04 Apr UW students compete to make hydrogen cars, other renewable projects
Madison, Wis. — University of Wisconsin-Madison engineering students have accepted a challenge: the Future Energy Challenge. A team of 30 engineering students and three professors are developing vehicles and engines that operate on clean and renewable energy, taking their inventions to competitions around the country.
“It’s a hands-on project, using the skills you learn in class to do something,” said Curtis Roe, UWFEC’s student team leader.
The group’s long-term project is the Corbin Sparrow Zero Carbon Car, a single-passenger vehicle donated to the university in 2002. Engineering students modified the car to operate fully on renewable sources of energy, adding a wind generator, a hydrogen fuel cell and solar panels linked together by specially designed power electronics.
This development means that the car has absolutely no carbon dioxide emissions – removing the need for an engine or a tailpipe. It operates on a sugar-derived hydrogen fuel developed by Virent Energy Systems. The wind generator and solar panel can be set up when the car is parked, giving it the capability to recharge itself.
The team has had a good track record with Zero Carbon, taking first place and “Best Renewability” last year in the Tour de Sol competition for hydrogen vehicles’ efficiency and performance. The team plans to compete again in May.
“It’s not low emission, it’s no emission,” said Ted Bohn, team mentor for UWFEC and a researcher for the Wisconsin Electric Machines and Power Energy Consortium. “It’s free, ultimately clean energy for transportation.”
The most recent project developed by the UWFEC was creating an inverter system for energy collection, which can take DC energy from wind and solar collectors and send it directly to an AC electric system. Other than building the inverter to handle a 120 VAC output and a production cost of $200, teams are free to develop whatever they can.

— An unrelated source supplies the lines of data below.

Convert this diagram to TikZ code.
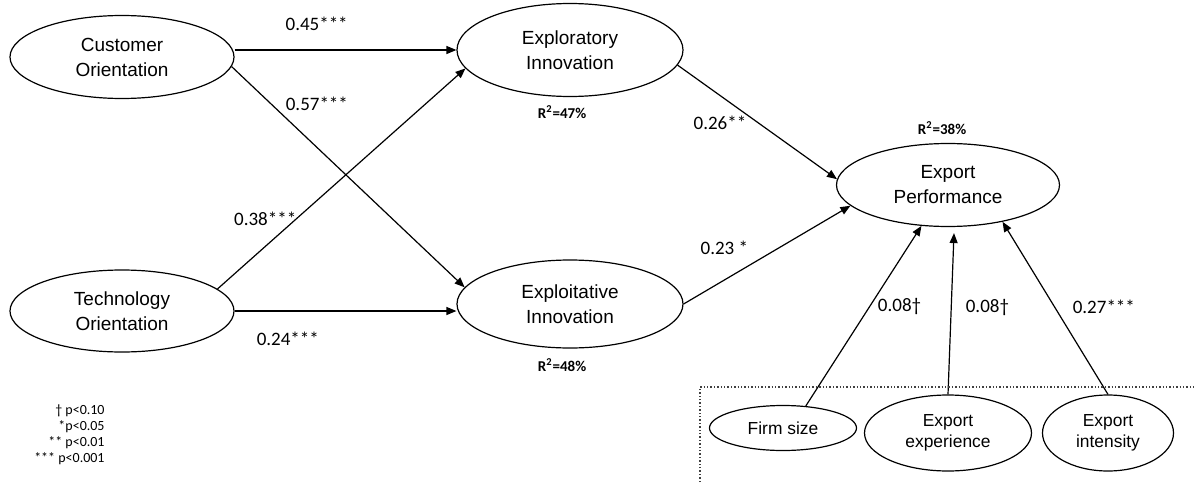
\documentclass[tikz,border=0pt]{standalone}
\usepackage{fontspec}
\setmainfont{Liberation Sans}
\newfontfamily\calib{Carlito}
\usetikzlibrary{positioning,shapes.geometric,arrows.meta}

\begin{document}
\begin{tikzpicture}[
x=0.5pt, y=-0.5pt,
 construct/.style = {ellipse, draw, line width=.6pt,% latent variables
                inner sep=0pt, align=center,
                font=\fontsize{9.5}{12.5}\selectfont},
   control/.style = {construct,% control variables in the dotted box
                font=\fontsize{8.7}{10.5}\selectfont},
    effect/.style = {draw, line width=.6pt,
                -{Triangle[length=5pt,width=4pt]}},
      coef/.style = {inner sep=0pt, font=\calib\fontsize{9.5}{11}\selectfont},
       rsq/.style = {inner sep=0pt, font=\calib\bfseries\fontsize{7.5}{9}\selectfont},
                        ]
\useasboundingbox (0,0) rectangle (1194,482);
% constructs
\node[construct, minimum width=112pt, minimum height=41.5pt] (cust) at (122,57) {Customer\\Orientation};
\node[construct, minimum width=112pt, minimum height=41pt] (tech) at (122,311) {Technology\\Orientation};
\node[construct, minimum width=113pt, minimum height=46.5pt] (explo) at (570,50) {Exploratory\\Innovation};
\node[construct, minimum width=113pt, minimum height=44pt] (exploit) at (570,304) {Exploitative\\Innovation};
\node[construct, minimum width=111.5pt, minimum height=41.5pt] (export) at (948,185) {Export\\Performance};
\node[control, minimum width=73.5pt, minimum height=22.5pt] (firm) at (783,428) {Firm size};
\node[control, minimum width=83.5pt, minimum height=38pt] (exper) at (948,433) {Export\\experience};
\node[control, minimum width=65.5pt, minimum height=38pt] (inten) at (1108,433) {Export\\intensity};
% explained variance
\node[rsq, below=4pt of explo, xshift=-4pt] (r2explo) {R\textsuperscript{2}=47\%};
\node[rsq, below=5pt of exploit, xshift=-4pt] (r2exploit) {R\textsuperscript{2}=48\%};
\node[rsq, above=4pt of export, xshift=-3pt] (r2export) {R\textsuperscript{2}=38\%};
% paths
\draw[effect] (cust.east |- explo.west) -- node[coef, pos=.37, above=9.5pt] (b45) {0.45***} (explo.west);
\draw[effect] (cust.-5) -- node[coef, pos=.17, right=7pt] (b57) {0.57***} (exploit.171);
\draw[effect] (tech.13) -- node[coef, pos=.32, anchor=east] (b38) {0.38***} (explo.190);
\draw[effect] (tech.east) -- node[coef, pos=.24, below=10pt] (b24) {0.24***} (tech.east -| exploit.west);
\draw[effect] (explo.-8) -- node[coef, pos=.51, left=6pt] (b26) {0.26**} (export.177);
\draw[effect] (exploit.east) -- node[coef, pos=.39, anchor=south east, yshift=5pt] (b23) {0.23 *} (export.192);
\draw[effect] (firm.44) -- node[coef, pos=.55, right=4pt] (b08a) {0.08†} (export.237);
\draw[effect] (exper.north) -- node[coef, pos=.54, right=7pt] (b08b) {0.08†} ([shift={(6,6)}]export.south);
\draw[effect] (inten.north) -- node[coef, pos=.51, right=9pt] (b27) {0.27***} (export.-34);
% controls box and legend
\draw[densely dotted, line width=.7pt, black!75] (700,482) -- (700,387) -- (1194,387);
\node[coef, font=\calib\fontsize{7}{8}\selectfont, align=right, anchor=east] (signif) at (105,435)
    {† p<0.10\\*p<0.05\\** p<0.01\\*** p<0.001};
    \end{tikzpicture}
\end{document}
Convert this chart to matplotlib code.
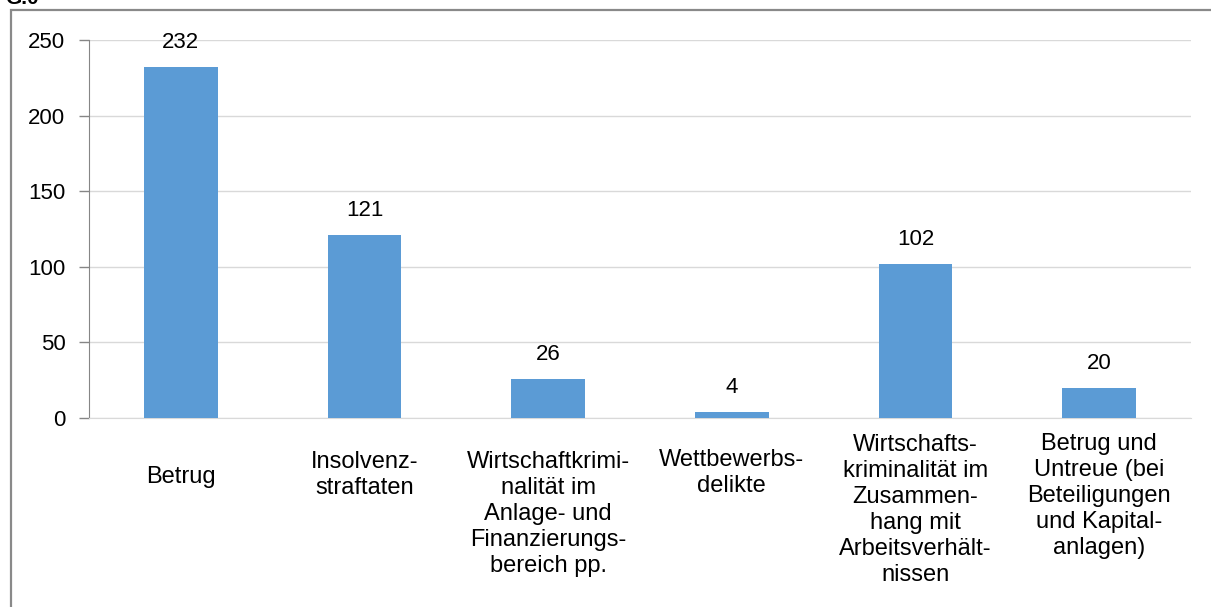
import matplotlib
matplotlib.use("Agg")
import matplotlib.pyplot as plt
from matplotlib.patches import Rectangle
from matplotlib.transforms import blended_transform_factory

plt.rcParams['font.family'] = ['Liberation Sans', 'DejaVu Sans']

categories = [
    "Betrug",
    "Insolvenz-\nstraftaten",
    "Wirtschaftkrimi-\nnalität im\nAnlage- und\nFinanzierungs-\nbereich pp.",
    "Wettbewerbs-\ndelikte",
    "Wirtschafts-\nkriminalität im\nZusammen-\nhang mit\nArbeitsverhält-\nnissen",
    "Betrug und\nUntreue (bei\nBeteiligungen\nund Kapital-\nanlagen)",
]
values = [232, 121, 26, 4, 102, 20]
yticks = [0, 50, 100, 150, 200, 250]
# how far each category label starts below the axis, in pixels
label_drop = [48, 33, 33, 31, 16, 15]

fig = plt.figure(figsize=(12.11, 6.07), dpi=100)
ax = fig.add_axes([89 / 1211, 1 - 418 / 607, 1102 / 1211, 378 / 607])

x = range(len(values))
bars = ax.bar(x, values, width=0.4, color="#5B9BD5", zorder=3)

for b, v in zip(bars, values):
    ax.annotate(str(v), (b.get_x() + b.get_width() / 2, v), xytext=(0, 10),
                textcoords="offset points", ha="center", va="bottom",
                fontsize=16, color="black")

ax.set_xlim(-0.5, len(values) - 0.5)
ax.set_ylim(0, 250)
ax.set_yticks(yticks)
ax.set_yticklabels([str(t) for t in yticks], fontsize=16)
ax.tick_params(axis="y", length=7, width=1, color="#868686", pad=10)
ax.set_xticks([])

ax.grid(axis="y", color="#D9D9D9", linewidth=1, zorder=0)
ax.set_axisbelow(True)
for s in ["top", "right"]:
    ax.spines[s].set_visible(False)
ax.spines["left"].set_color("#868686")
ax.spines["bottom"].set_color("#D9D9D9")

trans = blended_transform_factory(ax.transData, fig.transFigure)
for i, (lab, d) in enumerate(zip(categories, label_drop)):
    ax.text(i, 1 - (418 + d) / 607, lab, transform=trans,
            ha="center", va="top", fontsize=17, linespacing=1.23,
            multialignment="center")

# outer frame
fig.patches.append(Rectangle((11 / 1211, -0.1), 1.2, 1 - 10 / 607 + 0.1,
                             transform=fig.transFigure, fill=False,
                             edgecolor="#898989", linewidth=1.6))
fig.text(5 / 1211, 1 - 4 / 607, "G.0", fontsize=15, fontweight="bold",
         va="baseline", ha="left")

fig.savefig("out.png", dpi=100)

Bohn said that the team designed the inverter with a goal of using it in Third World countries. Since these areas have a shortage of reliable power, Bohn says it is important to “make it more realistic” for them to have renewable energy sources.
The team has a good record in FEC competitions, taking third place in 2001 with the development of a 10kW proton exchange membrane fuel cell inverter and again in 2003 with a 10kW solid oxide fuel cell inverter. Despite this record Bohn says the team is not taking anything for granted.
“It’s a very nervous time to see if we’ve made the finals,” Bohn said. The competition’s finals will take place in August at the National Renewable Energy Laboratory in Colorado.
Bohn said he feels students get involved in the team because it offers them four different tiers of experience: oral, written, teamwork and hands-on. While the development in the labs is an important part of the project, teams also need to write reports about the project and prepare oral presentations.
To finish these projects Bohn stresses that the team work together, getting as much real-world practice as possible presenting the information they work on. To this end the team is involved in several types of community outreach programs, scheduled to give presentations at the Midwest Energy Fair and the Engineering Expo.
“You have to work together as a team to build that familiarity,” Bohn said “It’s a big thing – getting engineers who can talk and write.”